Newspaper headlines of job ads.
iStockphoto

“Kerry, what would you like to do when you grow up?” 

Oh how I loathe this question. 

After finishing my graduate courses a few weeks ago, I’ve been in a state of uncertainty. For many this is the time of the big transition from student to employee. For adults with autism this can be seen as an even bigger transition. So I’m taking some time to apply to several places and weigh my options. 

During this time I’ve also gone around my hometown of Jersey City and set up interviews with executives in businesses to gain information. It’s one of those things I’ve done ever since I was a kid. Asking questions and talking is something I never seem to stop doing. I’ve learned a lot in the past few weeks but I’m still overall in that place of uncertainty. 

I think that’s part of the nuts and bolts about my autism specifically. I’m very data-oriented and I like to have more information than less every single time. My undergraduate degree in Business and then my Master’s in Strategic Communication have left me with what seems to be an endless amount interesting fields to investigate, but also the opportunity to overthink the decision of how to head in any one direction. 

While this has all been going on, I have also been thinking about how blessed I am to have potential opportunities available to me. A few days ago I was having a conversation with someone in housing development and while I was telling them about my background I blurted out … 

“Honestly, just looking at where I was, to where I am now… I’m really lucky to be where I am today.” 

It’s weird because as many times I’ve said this aloud, I don’t know if really ever thought about this and taken it to heart. It has been a revelation for so many reasons because it has made me even more confident about the one thing I want to keep doing which is helping others. This has better helped my understanding of what I want to do in terms of nonprofit work. I hope this leads me to continuing my work, even in a part-time capacity, with autism advocacy groups. 
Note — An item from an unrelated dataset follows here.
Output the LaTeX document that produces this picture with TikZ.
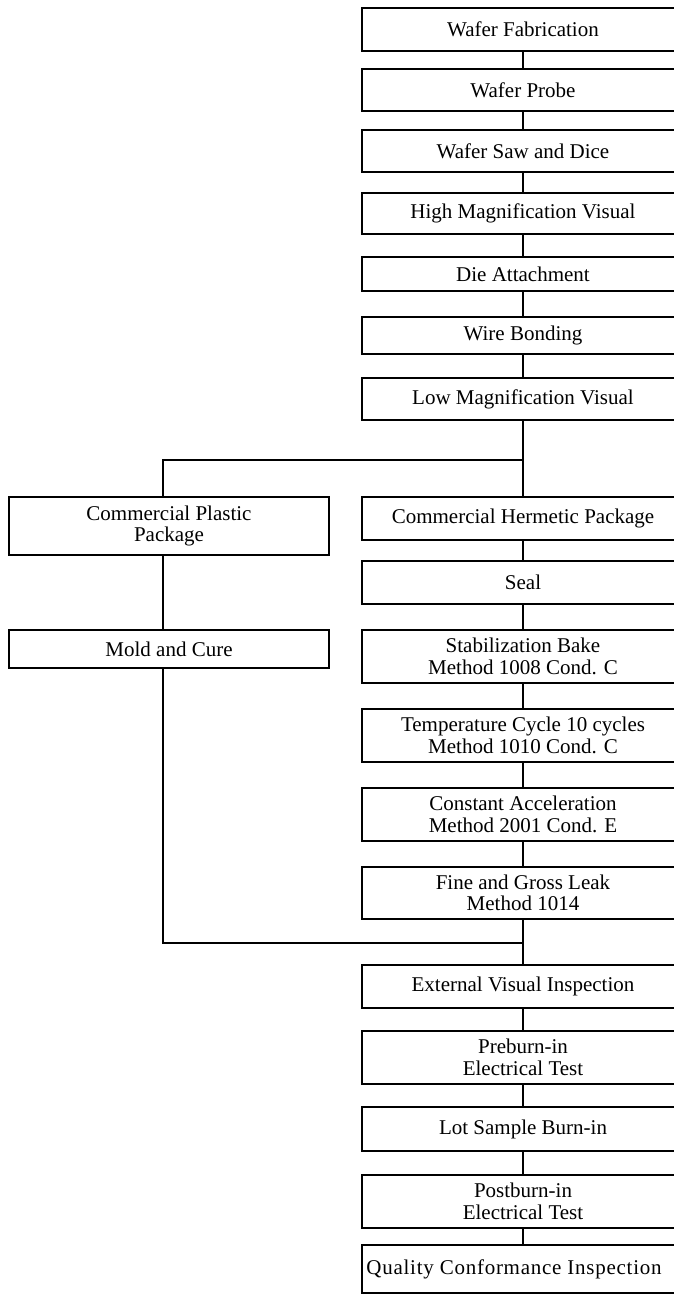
\documentclass[tikz,border=0pt]{standalone}
\usepackage{fontspec}
\setmainfont{Liberation Serif}
\begin{document}
\begin{tikzpicture}[x=1pt,y=-1pt,
  box/.style={draw=black, line width=2.1pt, rectangle, inner sep=0pt,
    align=center, font=\fontsize{21}{21.5}\selectfont},
  rbox/.style={box, minimum width=322pt},
  lbox/.style={box, minimum width=320pt},
  conn/.style={draw=black, line width=2.1pt}]
\useasboundingbox (0,0) rectangle (674,1294);
\clip (0,0) rectangle (674,1294);
% right column
\node[rbox, minimum height=43pt] (n1) at (523,29.5) {Wafer Fabrication};
\node[rbox, minimum height=42pt] (n2) at (523,90) {Wafer Probe};
\node[rbox, minimum height=42pt] (n3) at (523,151) {Wafer Saw and Dice};
\node[rbox, minimum height=41pt] (n4) at (523,213.5) {High Magnification Visual};
\node[rbox, minimum height=34pt] (n5) at (523,274) {Die Attachment};
\node[rbox, minimum height=37pt] (n6) at (523,335.5) {Wire Bonding};
\node[rbox, minimum height=42pt] (n7) at (523,399) {Low Magnification Visual};
\node[rbox, minimum height=43pt] (n8) at (523,518.5) {Commercial Hermetic Package};
\node[rbox, minimum height=43pt] (n9) at (523,582.5) {Seal};
\node[rbox, minimum height=53pt] (n10) at (523,656.5) {Stabilization Bake\\Method 1008 Cond. C};
\node[rbox, minimum height=53pt] (n11) at (523,735.5) {Temperature Cycle 10 cycles\\Method 1010 Cond. C};
\node[rbox, minimum height=53pt] (n12) at (523,814.5) {Constant Acceleration\\Method 2001 Cond. E};
\node[rbox, minimum height=52pt] (n13) at (523,893) {Fine and Gross Leak\\Method 1014};
\node[rbox, minimum height=43pt] (n14) at (523,986.5) {External Visual Inspection};
\node[rbox, minimum height=53pt] (n15) at (523,1057.5) {Preburn-in\\Electrical Test};
\node[rbox, minimum height=44pt] (n16) at (523,1129) {Lot Sample Burn-in};
\node[rbox, minimum height=53pt] (n17) at (523,1201.5) {Postburn-in\\Electrical Test};
\node[rbox, minimum height=48pt] (n18) at (523,1269) {\addfontfeature{LetterSpace=3.5}Quality Conformance Inspection\hspace*{18pt}};
% left column
\node[lbox, minimum height=58pt] (p1) at (169,526) {Commercial Plastic\\Package};
\node[lbox, minimum height=38pt] (p2) at (169,649) {Mold and Cure};
% connectors
\foreach \a/\b in {n1/n2,n2/n3,n3/n4,n4/n5,n5/n6,n6/n7,n7/n8,n8/n9,n9/n10,n10/n11,n11/n12,n12/n13,n13/n14,n14/n15,n15/n16,n16/n17,n17/n18}
  \draw[conn] (\a.south) -- (\b.north);
\coordinate (b1) at (523,460);
\coordinate (b2) at (163,460);
\coordinate (m1) at (163,943);
\coordinate (m2) at (523,943);
\draw[conn] (b1) -- (b2) -- (b2 |- p1.north);
\draw[conn] (b2 |- p1.south) -- (b2 |- p2.north);
\draw[conn] (b2 |- p2.south) -- (m1) -- (m2);
\end{tikzpicture}
\end{document}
As much as my world starts to change as I take off the student hat and replace it with the other, I need to remain cognizant of who I am and what has gotten me to this point. It’s the big thing with our autism community. We want something constant which can give us even the smallest sense of comfort. Autism advocacy is my constant. By continuing this work and approaching every day one day at a time the question of “what would you like to do when you grow up” will at least start to look less scary than before.